What the exercise asks: Restate the opening lines of the material below word for word, stopping after the line that contains "return fig.add_axes([left /".

>>>>

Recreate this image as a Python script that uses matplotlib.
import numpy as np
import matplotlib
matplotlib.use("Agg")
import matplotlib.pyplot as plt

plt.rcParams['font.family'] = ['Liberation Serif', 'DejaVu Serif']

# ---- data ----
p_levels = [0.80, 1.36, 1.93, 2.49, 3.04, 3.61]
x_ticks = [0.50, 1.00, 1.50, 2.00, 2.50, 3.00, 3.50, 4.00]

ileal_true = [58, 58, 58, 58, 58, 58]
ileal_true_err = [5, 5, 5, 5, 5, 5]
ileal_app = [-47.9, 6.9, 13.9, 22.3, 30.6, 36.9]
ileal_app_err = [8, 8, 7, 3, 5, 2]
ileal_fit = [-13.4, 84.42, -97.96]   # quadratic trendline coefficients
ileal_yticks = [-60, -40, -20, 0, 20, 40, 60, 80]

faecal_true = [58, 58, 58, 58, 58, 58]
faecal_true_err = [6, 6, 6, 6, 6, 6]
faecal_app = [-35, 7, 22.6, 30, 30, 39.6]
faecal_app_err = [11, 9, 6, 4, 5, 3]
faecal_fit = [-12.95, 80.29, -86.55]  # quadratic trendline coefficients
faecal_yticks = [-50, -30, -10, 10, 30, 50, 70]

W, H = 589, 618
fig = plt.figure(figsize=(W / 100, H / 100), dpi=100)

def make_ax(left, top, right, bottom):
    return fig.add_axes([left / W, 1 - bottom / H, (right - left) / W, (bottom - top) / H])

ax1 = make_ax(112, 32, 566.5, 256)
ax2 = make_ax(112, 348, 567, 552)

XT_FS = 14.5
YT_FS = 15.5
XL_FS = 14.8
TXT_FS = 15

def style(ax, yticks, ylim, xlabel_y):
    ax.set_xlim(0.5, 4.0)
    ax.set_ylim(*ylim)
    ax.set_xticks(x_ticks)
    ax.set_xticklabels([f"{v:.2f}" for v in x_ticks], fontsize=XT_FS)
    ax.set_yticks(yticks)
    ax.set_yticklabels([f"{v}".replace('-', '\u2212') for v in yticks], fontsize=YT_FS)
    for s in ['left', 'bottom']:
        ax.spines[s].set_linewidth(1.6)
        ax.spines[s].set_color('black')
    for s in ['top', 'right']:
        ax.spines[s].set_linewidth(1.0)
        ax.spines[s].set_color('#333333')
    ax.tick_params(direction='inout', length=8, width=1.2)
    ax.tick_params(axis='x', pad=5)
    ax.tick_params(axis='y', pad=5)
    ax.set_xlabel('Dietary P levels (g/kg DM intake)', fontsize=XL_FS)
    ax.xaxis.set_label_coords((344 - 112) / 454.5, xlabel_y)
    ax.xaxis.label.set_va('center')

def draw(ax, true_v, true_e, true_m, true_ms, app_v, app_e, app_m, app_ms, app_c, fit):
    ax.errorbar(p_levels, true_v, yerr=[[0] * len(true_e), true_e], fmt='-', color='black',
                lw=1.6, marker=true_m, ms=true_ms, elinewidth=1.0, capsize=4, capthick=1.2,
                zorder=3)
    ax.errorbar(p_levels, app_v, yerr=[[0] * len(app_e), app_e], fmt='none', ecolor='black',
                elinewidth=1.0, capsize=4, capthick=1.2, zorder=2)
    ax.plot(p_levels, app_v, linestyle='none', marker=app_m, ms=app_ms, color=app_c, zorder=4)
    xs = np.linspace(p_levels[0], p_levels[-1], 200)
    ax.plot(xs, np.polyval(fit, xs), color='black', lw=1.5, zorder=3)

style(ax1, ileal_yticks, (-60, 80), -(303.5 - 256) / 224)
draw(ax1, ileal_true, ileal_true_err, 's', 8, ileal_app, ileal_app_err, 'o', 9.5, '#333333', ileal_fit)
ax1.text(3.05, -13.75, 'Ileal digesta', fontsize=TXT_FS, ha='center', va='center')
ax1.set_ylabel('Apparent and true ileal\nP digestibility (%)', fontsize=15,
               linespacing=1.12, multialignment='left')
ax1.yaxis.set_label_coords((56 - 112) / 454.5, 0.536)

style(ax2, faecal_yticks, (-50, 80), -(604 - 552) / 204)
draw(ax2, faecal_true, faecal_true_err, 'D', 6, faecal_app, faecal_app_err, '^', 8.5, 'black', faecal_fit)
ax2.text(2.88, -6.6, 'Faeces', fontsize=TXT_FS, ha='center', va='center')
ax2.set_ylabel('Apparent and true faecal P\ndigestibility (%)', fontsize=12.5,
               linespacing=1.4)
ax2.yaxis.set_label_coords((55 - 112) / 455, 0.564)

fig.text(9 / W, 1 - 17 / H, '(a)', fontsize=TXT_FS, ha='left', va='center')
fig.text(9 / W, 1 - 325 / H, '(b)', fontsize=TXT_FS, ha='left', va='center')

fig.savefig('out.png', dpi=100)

<<<<

Expected answer:
Recreate this image as a Python script that uses matplotlib.
import numpy as np
import matplotlib
matplotlib.use("Agg")
import matplotlib.pyplot as plt

plt.rcParams['font.family'] = ['Liberation Serif', 'DejaVu Serif']

# ---- data ----
p_levels = [0.80, 1.36, 1.93, 2.49, 3.04, 3.61]
x_ticks = [0.50, 1.00, 1.50, 2.00, 2.50, 3.00, 3.50, 4.00]

ileal_true = [58, 58, 58, 58, 58, 58]
ileal_true_err = [5, 5, 5, 5, 5, 5]
ileal_app = [-47.9, 6.9, 13.9, 22.3, 30.6, 36.9]
ileal_app_err = [8, 8, 7, 3, 5, 2]
ileal_fit = [-13.4, 84.42, -97.96]   # quadratic trendline coefficients
ileal_yticks = [-60, -40, -20, 0, 20, 40, 60, 80]

faecal_true = [58, 58, 58, 58, 58, 58]
faecal_true_err = [6, 6, 6, 6, 6, 6]
faecal_app = [-35, 7, 22.6, 30, 30, 39.6]
faecal_app_err = [11, 9, 6, 4, 5, 3]
faecal_fit = [-12.95, 80.29, -86.55]  # quadratic trendline coefficients
faecal_yticks = [-50, -30, -10, 10, 30, 50, 70]

W, H = 589, 618
fig = plt.figure(figsize=(W / 100, H / 100), dpi=100)

def make_ax(left, top, right, bottom):
    return fig.add_axes([left / W, 1 - bottom / H, (right - left) / W, (bottom - top) / H])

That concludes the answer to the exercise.